Motoring offences are a serious crime. Some of them can even end up with you servicing imprisonment times, so it’s a good idea to be a safe, friendly driver when on the roads.
What Are The Most Common Motoring Offences?
We have devised a list of some of the most commonly committed driving crimes within the UK. Some of these offences are more severe than others and can result in a more serious punishment. We recommend reading the highway code to remind you of the rules and regulations of the road. It’s important to stay up to date with new road rules to be the safest driver. A perfect example of this would be the new law that has just come into place about smoking with underage children in the car. Under the Public Health Act, it is illegal for a driver or passenger to smoke with any young person under the age of 16 in the vehicle. Breaking this law could result in a driving ban, fining or imprisonment.
If you’re feeling slightly rusty with road laws and want to remind yourself of the rules and regulations, we have devised a list of the most common driving offences – and what can happen if you commit them. So keep reading!
Running Red Lights
Running a red light is one of the most common offences all around the UK. It can be accidental, but half of the time it’s impatient drivers speeding up in order to get through on the amber light. Unfortunately, sometimes they try their luck and fall short, and fitted cameras on the traffic light catch them as well as their number plate.
Running a red light sounds minor, but it’s a significant driving offence. Red lights are used to maintain a steady flow of traffic and to avoid car owners driving into each other. Red lights bring organisation and safety to the roads. Without them, there would be an increased number of collisions and heightened traffic. Running a red light could end you up with 3 points on your license and a £100 fine. However, if you already have 9 points on your license, you could receive a disqualification and be fined up to a staggering £1000.
Tailgating isn’t just irritating; it’s now actually an offence. Tailgating is extremely dangerous and heightens the chance of your or someone else colliding and causing damage to your car. Although tailgating is an offence, it can be a difficult one to catch. Only video evidence from a dashcam would be able to support you when making a claim against another driver tailgating, without them causing a collision or causing damage to your vehicle.
Tailgating is classed as careless, dangerous driving and can end up giving you 3-9 points on your license dependant the severity of the situation.
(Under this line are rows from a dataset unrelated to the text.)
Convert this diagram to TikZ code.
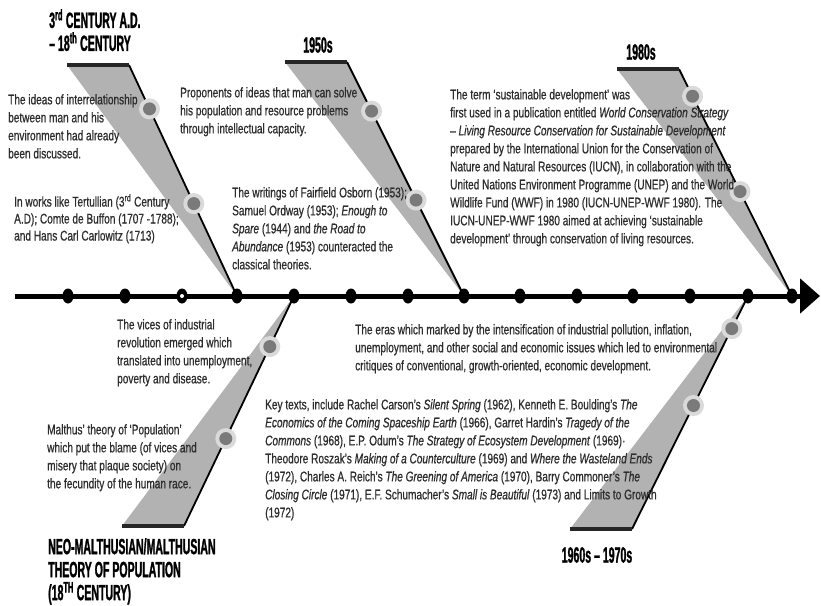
\documentclass[tikz,border=0pt]{standalone}
\usepackage{fontspec}
\setmainfont{Liberation Sans}[FakeStretch=0.72,FakeBold=0.7]
\newfontfamily\headfont{Liberation Sans}[FakeStretch=0.48,FakeBold=1.2]
\usetikzlibrary{calc,shapes.geometric,arrows.meta}

\definecolor{bonegray}{RGB}{178,178,178}
\definecolor{ringgray}{RGB}{218,218,218}
\definecolor{coregray}{RGB}{122,122,122}
\definecolor{txtgray}{RGB}{45,45,45}

\tikzset{
  bone/.style={fill=bonegray},
  boneline/.style={line width=1.8pt,black},
  headbar/.style={line width=3.6pt,black!85},
  ring/.style={circle,fill=ringgray,minimum size=21pt,inner sep=0pt},
  core/.style={circle,fill=coregray,minimum size=13pt,inner sep=0pt},
  tick/.style={ellipse,fill=black,minimum width=11pt,minimum height=15pt,inner sep=0pt},
  note/.style={align=left,anchor=north west,inner sep=0pt,text=txtgray,
    font=\fontsize{14}{18}\selectfont},
  head/.style={inner sep=0pt,font=\headfont\bfseries\fontsize{22}{23}\selectfont}
}

\begin{document}
\begin{tikzpicture}[x=1pt,y=-1pt]
\useasboundingbox (0,0) rectangle (821,605);

% bones
\foreach \n/\hx/\hy/\fx/\p/\q in {a/67/65/237/0.19/0.60, b/285/62/464/0.21/0.59,
  c/617/69/792/0.12/0.54, d/122/526/294/0.38/0.78, e/570/529/748/0.53/0.86}
{
  \coordinate (\n1) at (\hx,\hy);
  \coordinate (\n2) at (\hx+62,\hy);
  \coordinate (\n3) at (\fx,296);
  \fill[bone] (\n1) -- (\n2) -- (\n3) -- cycle;
  \draw[boneline] (\n2) -- (\n3);
  \draw[headbar] (\n1) -- (\n2);
  \node[ring] (\n r1) at ($(\n2)!\p!(\n3)$) {};
  \node[core] (\n c1) at (\n r1) {};
  \node[ring] (\n r2) at ($(\n2)!\q!(\n3)$) {};
  \node[core] (\n c2) at (\n r2) {};
}

% time line
\coordinate (start) at (15,296);
\coordinate (tip) at (820,296);
\draw[line width=5pt,-{Triangle[length=20pt,width=34pt]}] (start) -- (tip);
\foreach \x [count=\i] in {68,125,237,294,351,408,464,520,577,633,690,748,792}
  \node[tick] (dot\i) at (\x,296) {};
\node[tick] (hollow) at (182,296) {};
\node[circle,fill=white,minimum size=4pt,inner sep=0pt] (hole) at (hollow) {};

% eras
\node[head,anchor=north west,align=left] (era1) at (49,9)
  {3\textsuperscript{rd} CENTURY A.D.\\– 18\textsuperscript{th} CENTURY};
\node[head] (era2) at (318,45) {1950s};
\node[head] (era3) at (641,52) {1980s};
\node[head] (era4) at (597,555) {1960s – 1970s};
\node[head,anchor=north west,align=left] (era5) at (48,538)
  {NEO-MALTHUSIAN/MALTHUSIAN\\THEORY OF POPULATION\\(18\textsuperscript{TH} CENTURY)};

% notes
\node[note] (ideas) at (8,94) {The ideas of interrelationship\\between man and his\\environment had already\\been discussed.};
\node[note,font=\fontsize{14}{17}\selectfont] (works) at (14,194)
  {In works like Tertullian (3\textsuperscript{rd} Century\\A.D); Comte de Buffon (1707 -1788);\\and Hans Carl Carlowitz (1713)};
\node[note] (solve) at (180,87) {Proponents of ideas that man can solve\\his population and resource problems\\through intellectual capacity.};
\node[note] (osborn) at (232,187) {The writings of Fairfield Osborn (1953);\\Samuel Ordway (1953); \textit{Enough to}\\\textit{Spare} (1944) and \textit{the Road to}\\\textit{Abundance} (1953) counteracted the\\classical theories.};
\node[note] (term) at (450,89) {The term ‘sustainable development’ was\\first used in a publication entitled \textit{World Conservation Strategy}\\– \textit{Living Resource Conservation for Sustainable Development}\\prepared by the International Union for the Conservation of\\Nature and Natural Resources (IUCN), in collaboration with the\\United Nations Environment Programme (UNEP) and the World\\Wildlife Fund (WWF) in 1980 (IUCN-UNEP-WWF 1980). The\\IUCN-UNEP-WWF 1980 aimed at achieving ‘sustainable\\development’ through conservation of living resources.};
\node[note] (vices) at (117,319) {The vices of industrial\\revolution emerged which\\translated into unemployment,\\poverty and disease.};
\node[note] (eras) at (355,324) {The eras which marked by the intensification of industrial pollution, inflation,\\unemployment, and other social and economic issues which led to environmental\\critiques of conventional, growth-oriented, economic development.};
\node[note] (malthus) at (47,424) {Malthus’ theory of ‘Population’\\which put the blame (of vices and\\misery that plaque society) on\\the fecundity of the human race.};
\node[note] (keytexts) at (265,399) {Key texts, include Rachel Carson’s \textit{Silent Spring} (1962), Kenneth E. Boulding’s \textit{The}\\\textit{Economics of the Coming Spaceship Earth} (1966), Garret Hardin’s \textit{Tragedy of the}\\\textit{Commons} (1968), E.P. Odum’s \textit{The Strategy of Ecosystem Development} (1969)·\\Theodore Roszak’s \textit{Making of a Counterculture} (1969) and \textit{Where the Wasteland Ends}\\(1972), Charles A. Reich’s \textit{The Greening of America} (1970), Barry Commoner’s \textit{The}\\\textit{Closing Circle} (1971), E.F. Schumacher’s \textit{Small is Beautiful} (1973) and Limits to Growth\\(1972)};
\end{tikzpicture}
\end{document}
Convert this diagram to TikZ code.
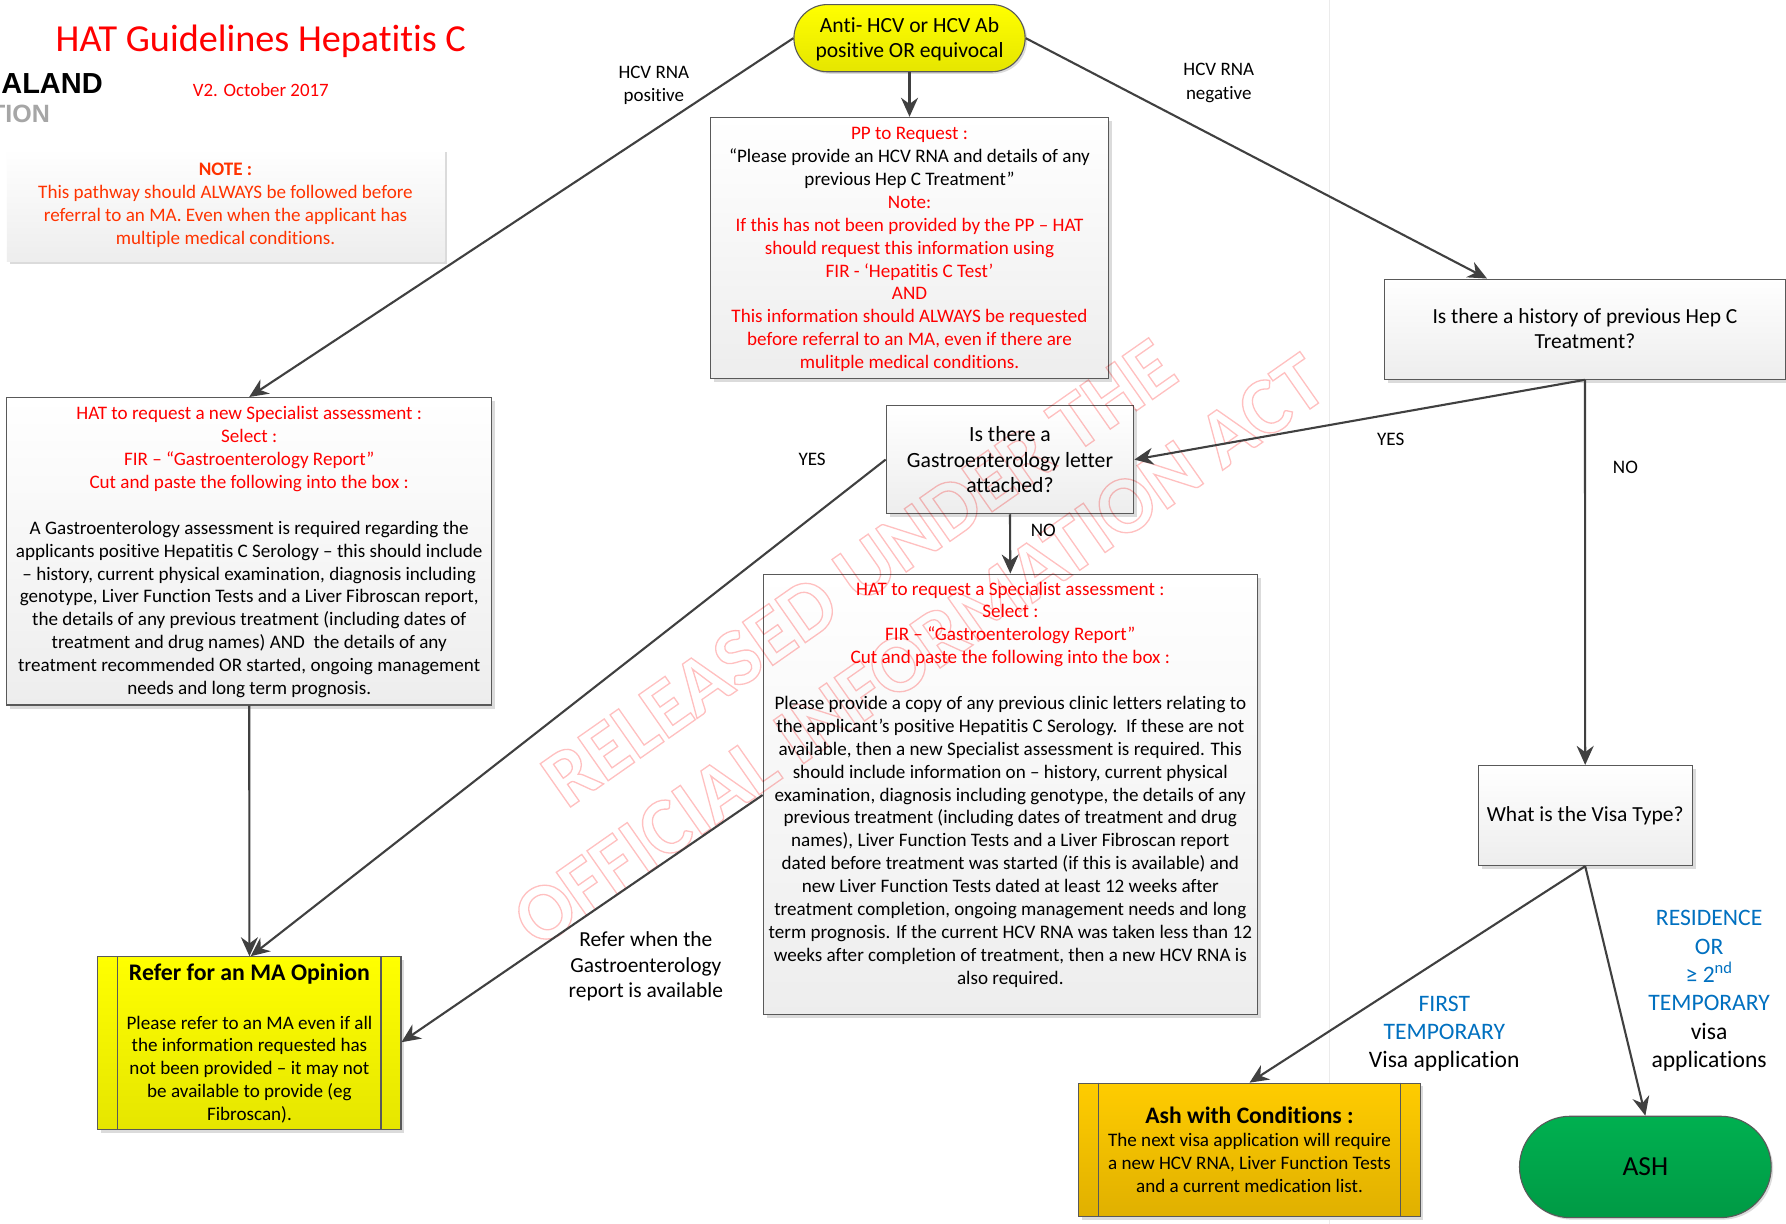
\documentclass[tikz,border=0pt]{standalone}
\usepackage{fontspec}
\setmainfont[Ligatures=NoCommon]{Carlito}
\newfontfamily\logofont{Liberation Sans}
\usetikzlibrary{arrows.meta,shapes.misc,shadows,calc}
\definecolor{hatred}{HTML}{FF0000}
\definecolor{noteorange}{HTML}{FF3300}
\definecolor{visablue}{HTML}{0070C0}
\definecolor{edge}{HTML}{404040}
\definecolor{amberTop}{HTML}{FFCC00}
\definecolor{amberBot}{HTML}{E0B000}
\definecolor{ashTop}{HTML}{00B050}
\definecolor{ashBot}{HTML}{009A45}
\definecolor{waterpink}{HTML}{FFC0C0}
\newcommand{\rd}{\color{hatred}}
\newcommand{\bl}{\color{visablue}}
\newcommand{\dn}[1]{\rule{0pt}{#1pt}}
\newcommand{\outlined}[1]{\special{pdf:code 1 Tr 1.3 w}#1\special{pdf:code 0 Tr}}
\tikzset{
  x=1.139pt,y=-1.139pt,
  base/.style={inner sep=0pt,align=center,font=\fontsize{19.1}{22.9}\selectfont},
  shade box/.style={draw=black!65,line width=1.1pt,
    general shadow={fill=black!14,shadow xshift=3.5pt,shadow yshift=-3.5pt},
    top color=white,bottom color=black!7},
  box/.style={base,shade box},
  notebox/.style={base,top color=white,bottom color=black!7,
    general shadow={fill=black!14,shadow xshift=3pt,shadow yshift=-3pt},text=noteorange},
  yellowbox/.style={base,draw=black!65,line width=1.1pt,top color=yellow,bottom color=yellow!90!black,
    general shadow={fill=black!14,shadow xshift=3pt,shadow yshift=-3pt}},
  amberbox/.style={base,draw=black!65,line width=1.1pt,top color=amberTop,bottom color=amberBot,
    general shadow={fill=black!14,shadow xshift=3pt,shadow yshift=-3pt}},
  terminal/.style={rounded rectangle,base,draw=black!65,line width=1.1pt,
    general shadow={fill=black!14,shadow xshift=2pt,shadow yshift=-2pt}},
  label/.style={base},
  bigl/.style={inner sep=0pt,align=center,font=\fontsize{23.6}{28.3}\selectfont},
  conn/.style={draw=edge,line width=2.1pt,-{Stealth[length=19pt,width=17pt]}},
  inner/.style={draw=black!65,line width=1.1pt},
  water/.style={inner sep=0pt,rotate=35,text=waterpink,font=\bfseries\fontsize{81.5}{82}\selectfont},
}
\begin{document}
\begin{tikzpicture}
\useasboundingbox (0,0) rectangle (1568,1074.6);
\fill[white] (0,0) rectangle (1568,1074.6);
\draw[black!8,line width=1pt] (1167,0) -- (1167,1074.6);

\node[inner sep=0pt,text=hatred,font=\fontsize{38.2}{42}\selectfont] (title) at (229,36) {HAT Guidelines Hepatitis C};
\node[inner sep=0pt,text=hatred,font=\fontsize{18.9}{22}\selectfont] (ver) at (229,79) {V2. October 2017};
\node[inner sep=0pt,anchor=west,font=\logofont\bfseries\fontsize{29}{32}\selectfont] (logoa) at (1,73) {ALAND};
\node[inner sep=0pt,anchor=east,text=black!35,font=\logofont\bfseries\fontsize{25}{26}\selectfont] (logob) at (44,100) {TION};

\node[notebox,minimum width=437.5pt,minimum height=112.8pt] (note) at (198,180)
 {\textbf{NOTE :}\\This pathway should ALWAYS be followed before\\referral to an MA. Even when the applicant has\\multiple medical conditions.};

\node[terminal,top color=yellow,bottom color=yellow!90!black,minimum width=231.2pt,minimum height=67.2pt,font=\fontsize{21.6}{25.2}\selectfont] (top) at (798.5,33.5)
 {\dn{16.4}Anti- HCV or HCV Ab\\positive OR equivocal};

\node[box,minimum width=397.5pt,minimum height=260.8pt] (pp) at (798.5,217.5)
 {\rd\dn{15.8}PP to Request :\\“Please provide an HCV RNA and details of any\\previous Hep C Treatment”\\\rd Note:\\\rd If this has not been provided by the PP – HAT\\\rd should request this information using\\\rd FIR - ‘Hepatitis C Test’\\\rd AND\\\rd This information should ALWAYS be requested\\\rd before referral to an MA, even if there are\\\rd mulitple medical conditions.};

\node[box,minimum width=485.2pt,minimum height=307.5pt] (left) at (218.8,484)
 {\rd\dn{15}HAT to request a new Specialist assessment :\\\rd Select :\\\rd FIR – “Gastroenterology Report”\\\rd Cut and paste the following into the box :\\[22.9pt]A Gastroenterology assessment is required regarding the\\applicants positive Hepatitis C Serology – this should include\\– history, current physical examination, diagnosis including\\genotype, Liver Function Tests and a Liver Fibroscan report,\\the details of any previous treatment (including dates of\\treatment and drug names) AND\ \ the details of any\\treatment recommended OR started, ongoing management\\needs and long term prognosis.};

\node[box,minimum width=247.6pt,minimum height=108.2pt,font=\fontsize{21.7}{25.6}\selectfont] (gastro) at (886.7,403.5)
 {Is there a\\Gastroenterology letter\\attached?};

\node[box,minimum width=494.3pt,minimum height=440.8pt] (spec) at (887,697.5)
 {\rd HAT to request a Specialist assessment :\\\rd Select :\\\rd FIR – “Gastroenterology Report”\\\rd Cut and paste the following into the box :\\[22.8pt]Please provide a copy of any previous clinic letters relating to\\the applicant’s positive Hepatitis C Serology.\ \ If these are not\\available, then a new Specialist assessment is required. This\\should include information on – history, current physical\\examination, diagnosis including genotype, the details of any\\previous treatment (including dates of treatment and drug\\names), Liver Function Tests and a Liver Fibroscan report\\dated before treatment was started (if this is available) and\\new Liver Function Tests dated at least 12 weeks after\\treatment completion, ongoing management needs and long\\term prognosis. If the current HCV RNA was taken less than 12\\weeks after completion of treatment, then a new HCV RNA is\\also required.\\~};

\node[box,minimum width=400.9pt,minimum height=100.2pt,font=\fontsize{21.5}{25}\selectfont] (hepc) at (1391.5,289)
 {Is there a history of previous Hep C\\Treatment?\rule[-1pt]{0pt}{1pt}};

\node[box,minimum width=214.1pt,minimum height=100.2pt,font=\fontsize{21.5}{25}\selectfont] (visa) at (1391.7,716)
 {What is the Visa Type?};

\node[yellowbox,minimum width=303pt,minimum height=173.1pt] (refer) at (219,916)
 {{\fontsize{23.8}{26}\selectfont\textbf{Refer for an MA Opinion}}\\[26pt]Please refer to an MA even if all\\the information requested has\\not been provided – it may not\\be available to provide (eg\\Fibroscan).};

\node[amberbox,minimum width=341.7pt,minimum height=133.3pt] (ashc) at (1097,1009.5)
 {{\fontsize{23.6}{26}\selectfont\textbf{Ash with Conditions :}}\\The next visa application will require\\a new HCV RNA, Liver Function Tests\\and a current medication list.};

\node[terminal,top color=ashTop,bottom color=ashBot,minimum width=251.7pt,minimum height=101.4pt,font=\fontsize{27.5}{30}\selectfont] (ash) at (1444.5,1024.5) {ASH};

\draw[inner] ($(refer.north west)+(18,0)$) -- ($(refer.south west)+(18,0)$);
\draw[inner] ($(refer.north east)+(-18,0)$) -- ($(refer.south east)+(-18,0)$);
\draw[inner] ($(ashc.north west)+(18,0)$) -- ($(ashc.south west)+(18,0)$);
\draw[inner] ($(ashc.north east)+(-18,0)$) -- ($(ashc.south east)+(-18,0)$);

\begin{scope}[blend mode=multiply]
\node[water] (w1) at (754,503) {\outlined{RELEASED UNDER THE}};
\node[water] (w2) at (807,571) {\outlined{OFFICIAL INFORMATION ACT}};
\end{scope}

\coordinate (hepcin) at ($(hepc.north)+(-86,0)$);
\coordinate (specout) at ($(spec.west)+(0,0.5)$);
\coordinate (referin) at ($(refer.east)+(0,-1)$);
\coordinate (referin2) at ($(refer.north)+(1,0)$);
\draw[conn] (top.west) -- (left.north);
\draw[conn] (top.south) -- (pp.north);
\draw[conn] (top.east) -- (hepcin);
\draw[conn] (hepc.south) -- (gastro.east);
\draw[conn] (hepc.south) -- (visa.north);
\draw[conn] (gastro.west) -- (referin2);
\draw[conn] (gastro.south) -- (spec.north);
\draw[conn] (left.south) -- (refer.north);
\draw[conn] (specout) -- (referin);
\draw[conn] (visa.south) -- (ashc.north);
\draw[conn] (visa.south) -- (ash.north);

\node[inner sep=0pt,align=center,font=\fontsize{19}{23.5}\selectfont] (l1) at (574,75) {HCV RNA\\positive};
\node[inner sep=0pt,align=center,font=\fontsize{19}{23.5}\selectfont] (l2) at (1070,73) {HCV RNA\\negative};
\node[label] (l3) at (1221,386) {YES};
\node[label] (l4) at (1427,410) {NO};
\node[label] (l5) at (713,403.5) {YES};
\node[label] (l6) at (916,466) {NO};
\node[inner sep=0pt,align=center,font=\fontsize{21.4}{25.6}\selectfont] (l7) at (567,848.5) {Refer when the\\Gastroenterology\\report is available};
\node[bigl] (l8) at (1268,907.5) {\bl FIRST\\\bl TEMPORARY\\Visa application};
\node[bigl] (l9) at (1500.5,870) {\bl RESIDENCE\\\bl OR\\\bl ≥ 2\textsuperscript{nd}\\\bl TEMPORARY\\visa\\applications};
\end{tikzpicture}
\end{document}
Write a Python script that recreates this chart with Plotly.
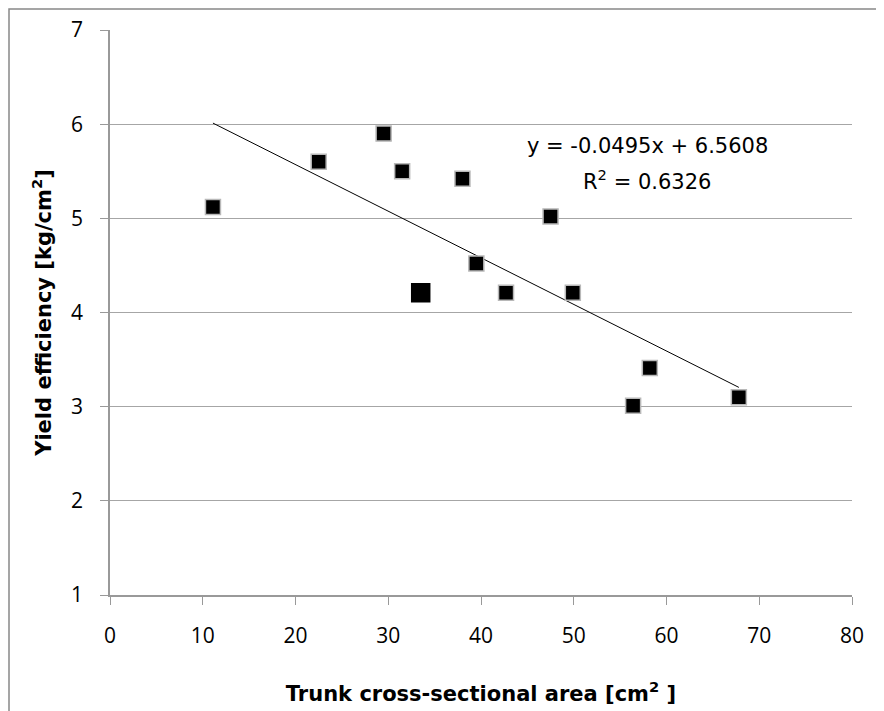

In the worst case scenario, you could even end up with a temporary disqualification and fined up to £5000.
Not Wearing A Seatbelt
This has become less common in recent years, as children are brought up to put their seatbelt on as a second nature. Although it still happens even though they could save your life in an otherwise fatal car crash. Seatbelts were brought into play and made a legal requirement in 1983. After they became a legal requirement the amount of fatalities caused through vehicle collisions dropped dramatically.
Not wearing a seatbelt while driving is against the law, and could end you up with a pretty hefty fine. You could receive a penalty of up to £500. If you have a minor in your vehicle under the age of 14 they are not liable – you are, and you will have to pay the fine yourself. Anybody aged 14 or over is held responsible and could face a penalty fine. A lot of children remove their seatbelts due to discomfort, so we always recommend investing in seatbelt sleeves for younger children.
Driving Without An MOT
A lot of people underestimate the severity of punishment received for driving around with an expired MOT. It’s essential that you have yearly MOT testing Milton Keynes to ensure that your vehicle not only meets the legal requirements, but so that is also safe for you to drive or you could end up putting your life in danger.
The only time that driving with an expired MOT is legal is when you are driving your vehicle to your local MOT testing centre for an MOT. Any other scenario could result in a fine up to £1000. In severe cases, this can even invalidate your insurance policy – which is bad news as a cancelled policy makes your next quoted prices skyrocket to prices through the roof.
Driving On Your Phone
This has become a big issue within more recent years. After there have been an increase in deaths from accidents caused by drivers on their phone. Being on your phone while you are driving, even if you just glance at the screen can reduce your reaction time by 50%. Phone calls with your phone held to your ear and conversations can divert your attention and make you drive carelessly. Being on your phone makes yourself 4x more likely to crash your vehicle than you usually would.
If you are caught by the police driving on your phone, you will be presented with 3 points on your license and a £60 fine in mild cases. If you have been driving for under 2 years, being caught on your phone once automatically voids your license – so stay off your phones young drivers! In cases where you are on your phone driving and you cause an accident or injure someone, circumstances can be extremely worse and you can be imprisoned for however long the court deems suitable.
One of the most dangerous offences not only for yourself, but for other road users. Driving intoxicated means you nowhere near enough as much attention or focus as you would when sober. There are thousands of cases of drink drivers killing pedestrians, other road users or even themselves from driving intoxicated. We cannot stress enough how important it is that you do not drink drive, and do not let your friends or family do this. Being caught drink driving will immediately result in a driving ban, fine and in worse scenarios even imprisonment.
Avoid These Common Driving Offences
In order to remain a safe road user, remind yourself of the highway code and don’t let you find yourself in a situation involving any of these driving offences. Some of these dangerous offences could cost you, or somebody else their life – so be precautious and drive safely.